I have pointed out that, as of January, payroll spending has hardly fallen, despite the four percent drop in the number of persons on payrolls. That is, those who kept their jobs are still getting paid well.

Yesterday the U.S. Treasury reported payroll tax collections for February. As with most of the previous months, those collections exceed what they were in the previous year -- see the chart below. Thus, I do not expect much (if any) of a reduction in payroll spending in February.

This is good news if you keep your job. This is bad news if you think high employee pay encourages employers to fire people.

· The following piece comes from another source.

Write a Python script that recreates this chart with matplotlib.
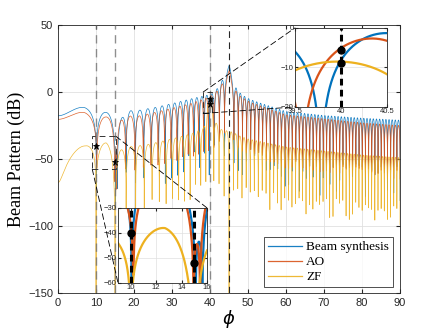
import numpy as np
import matplotlib.pyplot as plt
from matplotlib.patches import Rectangle, ConnectionPatch

# ---- data ----
# lobe index pinned at angles (integer = null of the lobe train)
bs_idx_phi = [0, 10.08, 15.1, 39.78, 43.8, 46.3, 90]
bs_idx_val = [-0.83, 0, 1, 15, 18, 19, 67]
ao_idx_phi = [0, 10.2, 14.95, 39.57, 43.8, 46.3, 90]
ao_idx_val = [-0.8, 0, 1, 15, 18, 19, 67]
zf_idx_phi = [0, 10, 15, 38.9, 41.0, 45, 90]
zf_idx_val = [-0.985, 0, 1, 14, 15, 18, 67]

# sidelobe peak level (dB)
bs_env_phi = [0, 7, 12.5, 17.6, 20.5, 25, 30, 35, 39, 40.8, 42.6, 45.05, 46.6, 47.9, 49.2, 50.5, 53, 60, 70, 80, 90]
bs_env_db = [-11.8, -11.0, -12.5, -10.5, -13, -11.5, -8.5, -5, -2.5, -1, 5, 20, 4, -0.7, -3.5, -5.4, -8, -14.5, -17.5, -19.5, -21]
ao_env_phi = [0, 7, 12.5, 17.6, 20.5, 25, 30, 35, 39, 40.8, 42.6, 45.05, 46.6, 47.9, 50.5, 53, 60, 70, 80, 90]
ao_env_db = [-15.8, -15.0, -17.5, -16.5, -18, -15.5, -12, -8.5, -4.5, -2, 3, 16, 1.5, -3, -7.5, -10, -17, -20, -23, -25]
zf_env_phi = [0, 7, 12.7, 17.6, 22.6, 26.8, 31.3, 35.7, 38.3, 39.4, 40.6, 41.3, 43, 46, 48, 50, 55, 60, 70, 80, 90]
zf_env_db = [-41, -40, -35.6, -40, -39.5, -37, -34, -30.5, -27, -8.5, -8.5, -22, -28, -30, -33, -35, -38, -41, -44, -47, -49]

# null floors (dB below peak level) and forced nulls (angle, width)
bs_floor, ao_floor, zf_floor = -60, -40, -50
bs_nulls = [(15.625, 2.8)]
ao_nulls = [(15.455, 1.5)]
zf_nulls = [(10, 0.01), (15, 2.0), (45, 0.01)]

# marked points
mark_phi = [10, 15, 40, 40]
mark_db = [-40, -52, -5.5, -9]

labels = ["Beam synthesis", "AO", "ZF"]
colors = ["#0072BD", "#D95319", "#EDB120"]


def pattern(phi, idx_phi, idx_val, env_phi, env_db, floor_db, nulls):
    u = np.cos(np.radians(phi))
    idx = np.interp(-u, -np.cos(np.radians(idx_phi)), idx_val)
    env = np.interp(phi, env_phi, env_db)
    s = np.abs(np.sin(np.pi * idx))
    fl = 10 ** (floor_db / 20)
    y = env + 20 * np.log10(np.sqrt(s ** 2 + fl ** 2))
    for c, w in nulls:
        d = np.abs(phi - c)
        y += 20 * np.log10(d / np.sqrt(d ** 2 + w ** 2) + 1e-12)
    return y


series = [
    (bs_idx_phi, bs_idx_val, bs_env_phi, bs_env_db, bs_floor, bs_nulls),
    (ao_idx_phi, ao_idx_val, ao_env_phi, ao_env_db, ao_floor, ao_nulls),
    (zf_idx_phi, zf_idx_val, zf_env_phi, zf_env_db, zf_floor, zf_nulls),
]

plt.rcParams["font.family"] = "Liberation Sans"
tick_color = "#262626"

fig = plt.figure(figsize=(4.43, 3.32), dpi=100)
ax = fig.add_axes([0.131, 0.1175, 0.772, 0.8072])

phi = np.round(np.arange(0, 90.0001, 0.01), 4)
for s, lab, col in zip(series, labels, colors):
    ax.plot(phi, pattern(phi, *s), color=col, lw=0.5, alpha=0.9, label=lab)

# reference angles
for a in [10, 15, 40]:
    ax.axvline(a, color="0.45", lw=1.0, ls=(0, (6, 4)), alpha=0.8, zorder=4)
ax.axvline(45, color="0.15", lw=0.8, ls=(0, (6, 4)), zorder=4)
ax.plot(mark_phi, mark_db, "*", color="k", ms=5, mew=0.6, zorder=5)

ax.set_xlim(0, 90)
ax.set_ylim(-150, 50)
ax.set_xticks(range(0, 91, 10))
ax.set_yticks(range(-150, 51, 50))
ax.grid(True, color="0.88", lw=0.6)
ax.tick_params(direction="in", labelsize=8, colors=tick_color, top=True, right=True, length=3)
for sp in ax.spines.values():
    sp.set_color(tick_color)
    sp.set_linewidth(0.6)
ax.set_xlabel(r"$\phi$", fontsize=13, family="Liberation Serif", labelpad=0)
ax.set_ylabel("Beam Pattern (dB)", fontsize=13, family="Liberation Serif", labelpad=2)

leg = ax.legend(loc="lower right", bbox_to_anchor=(0.98, 0.022), prop={"family": "Liberation Serif", "size": 9.5},
                handlelength=2.6, frameon=True, fancybox=False, borderpad=0.3, labelspacing=0.2,
                handletextpad=0.3, borderaxespad=0)
leg.get_frame().set_edgecolor("k")
leg.get_frame().set_linewidth(0.6)
for ln in leg.get_lines():
    ln.set_linewidth(0.9)

# zoom boxes on main axes
box_lo = Rectangle((9, -57.5), 6.2, 24.5, fill=False, ec="0.2", lw=0.7, ls=(0, (6, 4)), zorder=6)
box_hi = Rectangle((38.2, -16), 2.3, 16, fill=False, ec="0.2", lw=0.7, ls=(0, (6, 4)), zorder=6)
ax.add_patch(box_lo)
ax.add_patch(box_hi)

# lower inset
ins1 = fig.add_axes([0.2664, 0.1476, 0.201, 0.226])
p1 = np.linspace(9, 16, 3000)
for s, col in zip(series, colors):
    ins1.plot(p1, pattern(p1, *s), color=col, lw=1.6)
for a in [10, 15]:
    ins1.axvline(a, color="k", lw=2.2, ls=(0, (2.2, 1.4)))
ins1.plot(mark_phi[:2], mark_db[:2], "o", color="k", ms=5)
ins1.set_xlim(9, 16)
ins1.set_ylim(-60, -30)
ins1.set_xticks([10, 12, 14, 16])
ins1.set_yticks([-60, -50, -40, -30])

# upper inset
ins2 = fig.add_axes([0.666, 0.678, 0.2077, 0.238])
p2 = np.linspace(39.5, 40.5, 2000)
for s, col in zip(series, colors):
    ins2.plot(p2, pattern(p2, *s), color=col, lw=1.6)
ins2.axvline(40, color="k", lw=2.2, ls=(0, (2.2, 1.4)))
ins2.plot(mark_phi[2:], mark_db[2:], "o", color="k", ms=5)
ins2.set_xlim(39.5, 40.5)
ins2.set_ylim(-20, 0)
ins2.set_xticks([39.5, 40, 40.5])
ins2.set_xticklabels(["39.5", "40", "40.5"])
ins2.set_yticks([-20, -10, 0])

for ins in (ins1, ins2):
    ins.grid(True, color="0.88", lw=0.5)
    ins.tick_params(direction="in", labelsize=5.5, colors=tick_color, top=True, right=True, length=2, pad=1)
    for sp in ins.spines.values():
        sp.set_color(tick_color)
        sp.set_linewidth(0.6)

# connector lines
con_kw = dict(color="k", lw=0.6, ls=(0, (7, 4)), zorder=6)
fig.add_artist(ConnectionPatch((15.2, -33), (1, 1), coordsA="data", coordsB="axes fraction",
                               axesA=ax, axesB=ins1, **con_kw))
fig.add_artist(ConnectionPatch((9, -57.5), (0, 0), coordsA="data", coordsB="axes fraction",
                               axesA=ax, axesB=ins1, **con_kw))
fig.add_artist(ConnectionPatch((38.2, 0), (0, 1), coordsA="data", coordsB="axes fraction",
                               axesA=ax, axesB=ins2, **con_kw))
fig.add_artist(ConnectionPatch((38.2, -16), (0, 0), coordsA="data", coordsB="axes fraction",
                               axesA=ax, axesB=ins2, **con_kw))

plt.savefig("out.png", dpi=100)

[technical note: tax collections are highly seasonal, so my chart shows each month as compared to the same month in the previous year].


Anon said...

How would those individuals who have started working a 2nd job influence payroll tax collections. I think it would be fascinating to attempt to find out the number of individuals who now work 2 or more jobs since the recession started. I think it could play a role in payroll tax collections. Maybe it's just me, but it seems that it would be interesting to compare recessionary periods by how many people work more than 1 job. How does this recession compare to other recessions when viewed through those individuals who felt compelled to get a 2nd job?

Milton Recht said...

Reductions in fringe benefits will not reduce payroll taxes.

Tino said...


The number of people with two or more jobs is the same now as it was one year ago (7.676 million vs. 7.610 million). As a share of the workforce it's slightly higher tough.